# start of Collected data

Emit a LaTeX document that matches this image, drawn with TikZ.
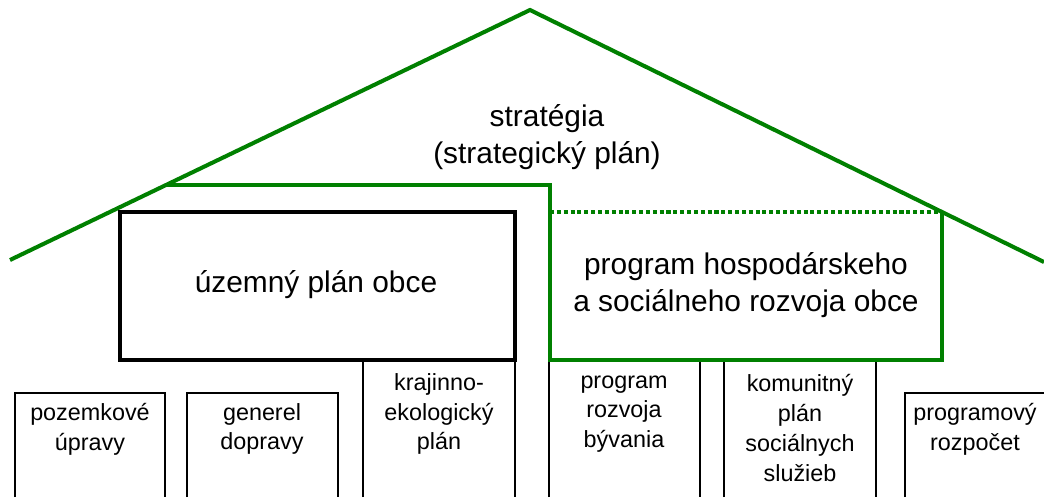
\documentclass[tikz,border=0pt]{standalone}
\usepackage{fontspec}
\setmainfont{Liberation Sans}
\usepackage{tikz}
\definecolor{roofgreen}{RGB}{0,128,0}

\begin{document}
\begin{tikzpicture}[x=0.02cm, y=-0.02cm,
    roof/.style={roofgreen, line width=2.3pt},
    mainbox/.style={black, line width=2.2pt},
    subbox/.style={black, line width=0.8pt},
    bigtext/.style={font=\fontsize{17}{21}\selectfont, align=center, inner sep=0pt},
    smalltext/.style={font=\fontsize{13.3}{17}\selectfont, align=center, inner sep=0pt}]
    \useasboundingbox (0,0) rectangle (1044,497);

    % Draw the small boxes under the house
    \draw[subbox] (15,497) |- (165,393) -- (165,497);
    \draw[subbox] (187,497) |- (338,393) -- (338,497);
    \draw[subbox] (363,497) |- (515,360) -- (515,497);
    \draw[subbox] (549,497) |- (700,360) -- (700,497);
    \draw[subbox] (724,497) |- (876,360) -- (876,497);
    \draw[subbox] (905,497) |- (1044,393);

    % Draw the roof and the green program part
    \draw[roof] (10,260) -- (530,10) -- (1044,262);
    \draw[roof] (166,185) -- (550,185) -- (550,360) -- (942,360) -- (942,212);
    \draw[roof, dash pattern=on 2.3pt off 1.6pt] (550,212) -- (942,212);

    % Draw the black box
    \draw[mainbox] (120,212) rectangle (515,360);

    % Label the parts
    \node[bigtext] (strategia) at (547,137) {strat\'egia\\(strategick\'y pl\'an)};
    \node[bigtext] (uzemny) at (316,285) {\'uzemn\'y pl\'an obce};
    \node[bigtext] (program) at (746,285) {program hospod\'arskeho\\a soci\'alneho rozvoja obce};

    \node[smalltext] (pozemkove) at (90,429) {pozemkov\'e\\\'upravy};
    \node[smalltext] (generel) at (262,429) {generel\\dopravy};
    \node[smalltext] (krajinno) at (439,414) {krajinno-\\ekologick\'y\\pl\'an};
    \node[smalltext] (byvanie) at (624,414) {program\\rozvoja\\b\'yvania};
    \node[smalltext] (komunitny) at (800,428) {komunitn\'y\\pl\'an\\soci\'alnych\\slu\v{z}ieb};
    \node[smalltext] (rozpocet) at (975,429) {programov\'y\\rozpo\v{c}et};
\end{tikzpicture}
\end{document}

# end of Collected data

> What is asked: Every line from the start of the listing above through the line with "(0,0) rectangle (1044,497);" should be repeated exactly; skip the pictures and add nothing else.

> Response for this exercise:
Emit a LaTeX document that matches this image, drawn with TikZ.
\documentclass[tikz,border=0pt]{standalone}
\usepackage{fontspec}
\setmainfont{Liberation Sans}
\usepackage{tikz}
\definecolor{roofgreen}{RGB}{0,128,0}

\begin{document}
\begin{tikzpicture}[x=0.02cm, y=-0.02cm,
    roof/.style={roofgreen, line width=2.3pt},
    mainbox/.style={black, line width=2.2pt},
    subbox/.style={black, line width=0.8pt},
    bigtext/.style={font=\fontsize{17}{21}\selectfont, align=center, inner sep=0pt},
    smalltext/.style={font=\fontsize{13.3}{17}\selectfont, align=center, inner sep=0pt}]
    \useasboundingbox (0,0) rectangle (1044,497);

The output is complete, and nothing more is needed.